Retype nothing but the lines from the start of the material up to and including the line with "y_ticks = [0, 50, 100, 150, 200, 250, 300]". Pictures don't belong in the copy.

|---|

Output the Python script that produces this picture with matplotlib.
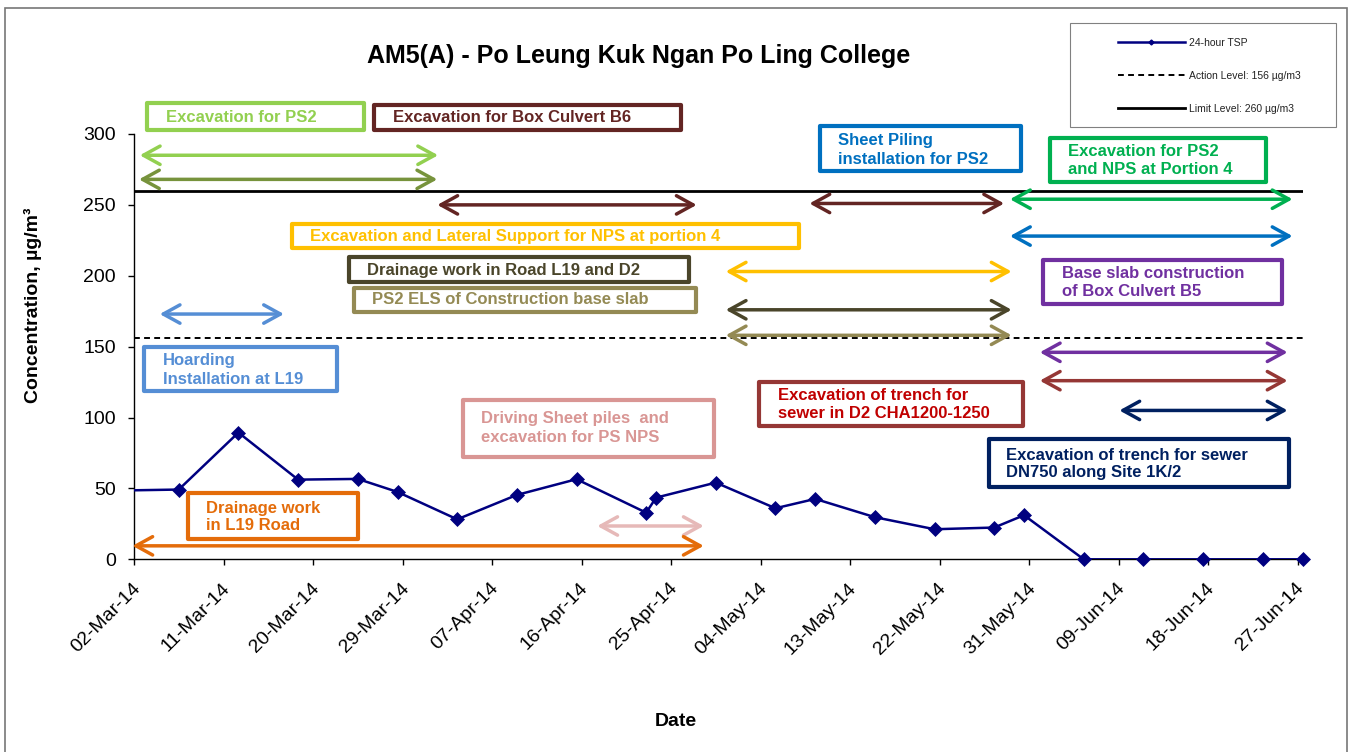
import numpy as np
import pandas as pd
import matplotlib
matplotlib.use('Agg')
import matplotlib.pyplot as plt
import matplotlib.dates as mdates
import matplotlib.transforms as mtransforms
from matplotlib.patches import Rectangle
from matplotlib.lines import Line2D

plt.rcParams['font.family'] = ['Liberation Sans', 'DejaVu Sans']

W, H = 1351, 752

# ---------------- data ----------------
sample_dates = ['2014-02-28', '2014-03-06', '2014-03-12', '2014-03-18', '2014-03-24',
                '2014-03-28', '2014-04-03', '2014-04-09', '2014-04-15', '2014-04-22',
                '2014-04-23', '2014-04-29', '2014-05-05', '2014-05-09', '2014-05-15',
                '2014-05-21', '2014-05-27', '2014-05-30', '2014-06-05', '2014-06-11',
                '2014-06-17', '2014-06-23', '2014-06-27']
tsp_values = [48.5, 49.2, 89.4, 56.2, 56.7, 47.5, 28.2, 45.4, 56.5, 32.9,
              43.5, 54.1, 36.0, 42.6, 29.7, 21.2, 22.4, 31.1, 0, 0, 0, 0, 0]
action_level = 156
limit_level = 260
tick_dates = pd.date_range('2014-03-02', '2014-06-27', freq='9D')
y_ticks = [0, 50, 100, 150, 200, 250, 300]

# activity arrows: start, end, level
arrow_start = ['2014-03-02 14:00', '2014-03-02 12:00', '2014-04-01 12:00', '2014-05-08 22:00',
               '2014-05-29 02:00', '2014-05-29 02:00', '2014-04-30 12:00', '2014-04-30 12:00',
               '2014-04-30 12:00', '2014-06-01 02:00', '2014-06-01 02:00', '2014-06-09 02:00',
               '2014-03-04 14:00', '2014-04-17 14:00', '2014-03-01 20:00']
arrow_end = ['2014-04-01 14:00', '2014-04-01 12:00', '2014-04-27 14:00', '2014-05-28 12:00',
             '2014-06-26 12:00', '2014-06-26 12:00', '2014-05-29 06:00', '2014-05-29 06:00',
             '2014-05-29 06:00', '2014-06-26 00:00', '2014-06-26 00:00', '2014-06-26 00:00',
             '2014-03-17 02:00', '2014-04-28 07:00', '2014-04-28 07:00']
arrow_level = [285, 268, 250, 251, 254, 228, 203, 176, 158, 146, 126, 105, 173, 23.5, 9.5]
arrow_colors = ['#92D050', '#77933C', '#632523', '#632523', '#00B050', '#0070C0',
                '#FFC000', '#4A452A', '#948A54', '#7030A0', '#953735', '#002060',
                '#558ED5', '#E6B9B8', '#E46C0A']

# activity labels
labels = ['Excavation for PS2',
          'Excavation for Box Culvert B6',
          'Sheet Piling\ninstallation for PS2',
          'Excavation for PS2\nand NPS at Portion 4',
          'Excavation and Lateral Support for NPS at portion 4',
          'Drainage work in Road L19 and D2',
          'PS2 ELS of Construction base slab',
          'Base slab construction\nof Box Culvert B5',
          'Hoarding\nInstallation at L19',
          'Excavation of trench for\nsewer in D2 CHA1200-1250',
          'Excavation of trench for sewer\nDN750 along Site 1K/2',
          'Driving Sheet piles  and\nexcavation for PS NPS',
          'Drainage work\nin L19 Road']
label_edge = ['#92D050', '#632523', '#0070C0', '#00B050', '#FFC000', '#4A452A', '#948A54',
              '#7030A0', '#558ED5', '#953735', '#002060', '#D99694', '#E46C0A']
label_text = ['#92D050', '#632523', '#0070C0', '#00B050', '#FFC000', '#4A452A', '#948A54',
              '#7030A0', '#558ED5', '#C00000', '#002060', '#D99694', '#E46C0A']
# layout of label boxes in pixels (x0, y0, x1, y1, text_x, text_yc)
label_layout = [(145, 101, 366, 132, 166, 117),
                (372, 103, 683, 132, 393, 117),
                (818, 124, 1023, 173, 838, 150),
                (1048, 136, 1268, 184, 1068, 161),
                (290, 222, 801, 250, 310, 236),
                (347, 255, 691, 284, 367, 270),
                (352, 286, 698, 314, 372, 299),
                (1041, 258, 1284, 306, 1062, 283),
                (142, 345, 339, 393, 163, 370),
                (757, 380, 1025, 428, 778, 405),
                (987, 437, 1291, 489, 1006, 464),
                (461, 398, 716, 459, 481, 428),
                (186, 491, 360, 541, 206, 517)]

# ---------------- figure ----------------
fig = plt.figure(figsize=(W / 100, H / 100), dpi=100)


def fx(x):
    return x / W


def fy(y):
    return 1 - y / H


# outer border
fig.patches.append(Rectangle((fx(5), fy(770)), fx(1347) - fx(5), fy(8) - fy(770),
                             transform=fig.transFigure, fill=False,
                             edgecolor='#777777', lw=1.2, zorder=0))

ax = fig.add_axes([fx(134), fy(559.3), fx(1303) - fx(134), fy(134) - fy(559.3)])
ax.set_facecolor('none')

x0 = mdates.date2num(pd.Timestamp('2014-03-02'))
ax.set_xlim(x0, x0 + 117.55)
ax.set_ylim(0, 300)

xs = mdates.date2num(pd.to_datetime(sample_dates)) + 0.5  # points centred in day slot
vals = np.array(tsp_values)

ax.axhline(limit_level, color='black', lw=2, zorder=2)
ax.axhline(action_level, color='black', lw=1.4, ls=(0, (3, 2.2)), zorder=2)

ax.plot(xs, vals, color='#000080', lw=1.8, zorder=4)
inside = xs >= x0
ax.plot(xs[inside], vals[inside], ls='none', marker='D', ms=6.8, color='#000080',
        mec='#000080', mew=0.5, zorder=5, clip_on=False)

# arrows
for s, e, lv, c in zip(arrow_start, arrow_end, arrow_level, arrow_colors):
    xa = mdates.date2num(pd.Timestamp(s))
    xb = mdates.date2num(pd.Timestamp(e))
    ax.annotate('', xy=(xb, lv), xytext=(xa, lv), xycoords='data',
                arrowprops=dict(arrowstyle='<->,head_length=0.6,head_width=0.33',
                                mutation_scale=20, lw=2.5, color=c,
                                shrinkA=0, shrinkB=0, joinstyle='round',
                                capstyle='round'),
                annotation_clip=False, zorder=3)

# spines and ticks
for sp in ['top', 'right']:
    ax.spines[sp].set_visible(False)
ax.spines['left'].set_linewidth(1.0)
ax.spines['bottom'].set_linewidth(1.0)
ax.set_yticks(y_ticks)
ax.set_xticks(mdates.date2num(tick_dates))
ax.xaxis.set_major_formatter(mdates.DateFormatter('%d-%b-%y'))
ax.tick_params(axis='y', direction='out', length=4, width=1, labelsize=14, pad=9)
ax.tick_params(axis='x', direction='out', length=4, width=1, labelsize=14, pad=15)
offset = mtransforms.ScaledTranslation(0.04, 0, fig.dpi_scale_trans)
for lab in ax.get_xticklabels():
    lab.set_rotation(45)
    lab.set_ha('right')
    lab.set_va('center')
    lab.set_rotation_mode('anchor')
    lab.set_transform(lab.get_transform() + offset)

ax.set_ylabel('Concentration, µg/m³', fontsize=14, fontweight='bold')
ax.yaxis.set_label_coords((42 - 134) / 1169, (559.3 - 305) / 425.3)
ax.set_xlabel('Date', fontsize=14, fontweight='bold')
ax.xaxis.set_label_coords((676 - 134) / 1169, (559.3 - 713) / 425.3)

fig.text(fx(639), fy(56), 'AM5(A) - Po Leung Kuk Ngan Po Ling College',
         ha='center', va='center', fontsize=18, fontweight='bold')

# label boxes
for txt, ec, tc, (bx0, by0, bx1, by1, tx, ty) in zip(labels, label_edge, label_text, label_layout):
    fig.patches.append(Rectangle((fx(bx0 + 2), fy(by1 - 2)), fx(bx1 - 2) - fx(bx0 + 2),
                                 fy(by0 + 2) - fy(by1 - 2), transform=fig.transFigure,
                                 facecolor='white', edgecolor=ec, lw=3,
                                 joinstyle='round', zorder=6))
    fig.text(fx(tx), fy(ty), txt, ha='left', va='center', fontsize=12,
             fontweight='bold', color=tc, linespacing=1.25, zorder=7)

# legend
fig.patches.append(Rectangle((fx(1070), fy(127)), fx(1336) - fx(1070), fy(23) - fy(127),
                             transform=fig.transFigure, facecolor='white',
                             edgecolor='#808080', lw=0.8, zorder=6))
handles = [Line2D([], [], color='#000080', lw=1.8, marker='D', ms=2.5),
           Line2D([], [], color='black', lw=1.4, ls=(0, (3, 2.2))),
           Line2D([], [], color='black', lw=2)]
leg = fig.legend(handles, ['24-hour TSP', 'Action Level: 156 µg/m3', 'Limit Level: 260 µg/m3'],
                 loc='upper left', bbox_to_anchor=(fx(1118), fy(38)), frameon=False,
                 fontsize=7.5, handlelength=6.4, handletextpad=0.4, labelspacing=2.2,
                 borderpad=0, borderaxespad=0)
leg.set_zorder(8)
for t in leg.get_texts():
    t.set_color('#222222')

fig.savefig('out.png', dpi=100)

|---|

> _SOLVED EXERCISE_
Output the Python script that produces this picture with matplotlib.
import numpy as np
import pandas as pd
import matplotlib
matplotlib.use('Agg')
import matplotlib.pyplot as plt
import matplotlib.dates as mdates
import matplotlib.transforms as mtransforms
from matplotlib.patches import Rectangle
from matplotlib.lines import Line2D

plt.rcParams['font.family'] = ['Liberation Sans', 'DejaVu Sans']

W, H = 1351, 752

# ---------------- data ----------------
sample_dates = ['2014-02-28', '2014-03-06', '2014-03-12', '2014-03-18', '2014-03-24',
                '2014-03-28', '2014-04-03', '2014-04-09', '2014-04-15', '2014-04-22',
                '2014-04-23', '2014-04-29', '2014-05-05', '2014-05-09', '2014-05-15',
                '2014-05-21', '2014-05-27', '2014-05-30', '2014-06-05', '2014-06-11',
                '2014-06-17', '2014-06-23', '2014-06-27']
tsp_values = [48.5, 49.2, 89.4, 56.2, 56.7, 47.5, 28.2, 45.4, 56.5, 32.9,
              43.5, 54.1, 36.0, 42.6, 29.7, 21.2, 22.4, 31.1, 0, 0, 0, 0, 0]
action_level = 156
limit_level = 260
tick_dates = pd.date_range('2014-03-02', '2014-06-27', freq='9D')
y_ticks = [0, 50, 100, 150, 200, 250, 300]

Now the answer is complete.